Son escasísimos los textos que alcanzan el grado de la perfección, la redondez de la esfera, el hermetismo estilístico en total apertura a la contemplación del lector, que superan el estancamiento de las clasificaciones, que no admiten una sola corrección, ni el roce de una palabra intrusa, ni una coma más, ni un punto menos; textos que son en sí mismos una página necesaria en la copiosa enciclopedia de la literatura, y que se estructuran sin necesidad a otra referencia que no sea la de su propia imagen en un espejo. El grafógrafo es uno de ellos.
Escribo. Escribo que escribo. Mentalmente me veo escribir que escribo y también puedo verme ver que escribo. Me recuerdo escribiendo ya y también viéndome que escribía. Y me veo recordando que me veo escribir y me recuerdo viéndome recordar que escribía y escribo viéndome escribir que recuerdo haberme visto escribir que me veía escribir que recordaba haberme visto escribir que escribía y que escribía que escribo que escribía.
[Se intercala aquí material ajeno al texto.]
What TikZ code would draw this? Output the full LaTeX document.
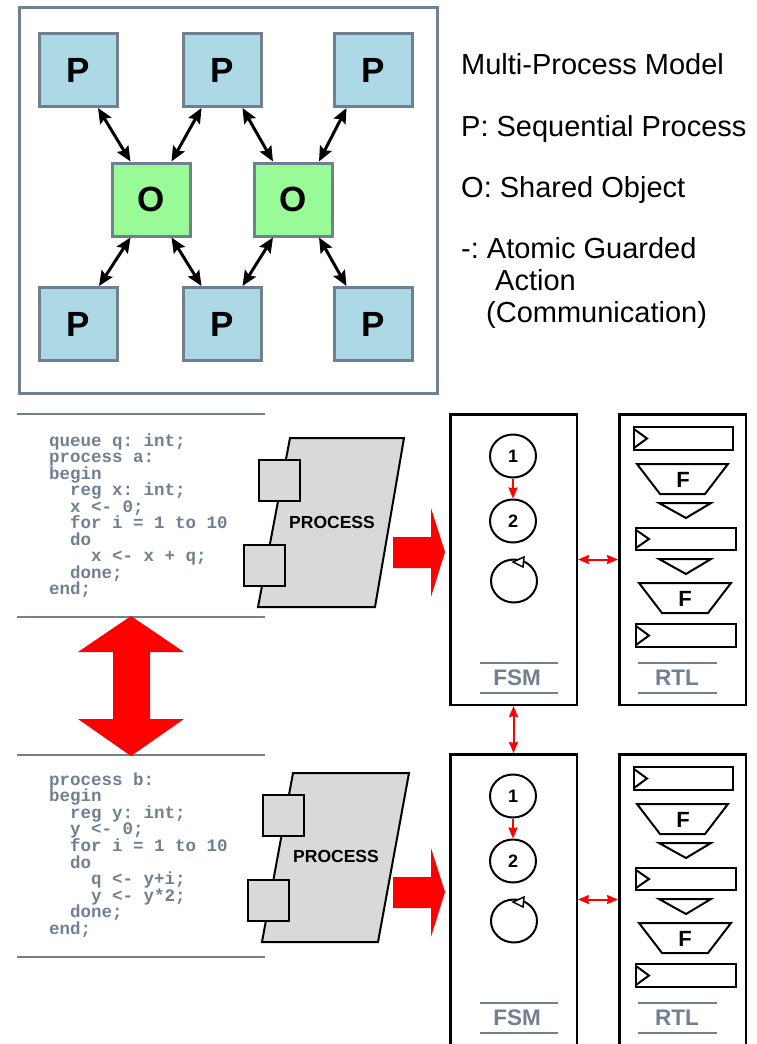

También puedo imaginarme escribiendo que ya había escrito que me imaginaría escribiendo que había escrito que me imaginaba escribiendo que me veo escribir que escribo.
Imagino –asaz ociosamente– a Salvador Elizondo, ensimismado en su escritura a altas horas de la noche, ceder a la epifanía de las primeras cuatro palabras, hacer a un lado la página que hasta ese momento escribía y, de un solo movimiento prolongado de su pluma, gestar este texto acabado –siempre en comienzo –, que es, quizá sin quererlo, un manifiesto del autor, su definición en el diccionario, su autobiografía más completa y su epitafio imposible.
Aunque hace unos días que lo releía, advertí que, en estricto sentido –verdaderamente compulsivo y obsesivo–, El grafógrafo es imperfecto, si tomamos como premisa básica que el cuerpo de un texto debiera ser absolutamente fiel al sentido del título que le da cabeza –y por tanto sistema nervioso y rostro–. Para que el texto describiera –o, mejor, escribiera– al grafógrafo, debiera anular todo verbo, todo adverbio y adjetivo y conjunción que no presentara exclusivamente el acto de la escritura: “Escribo. Escribo que escribo. Escribo que escribo que escribo. Escribo que escribo que escribo que escribo…” y así al infinito.
Extrapolo de esto un aprendizaje literario, una “moraleja” para los minuciosos, si se quiere: la pureza genera bostezo y, aunque no imposible, es indeseable.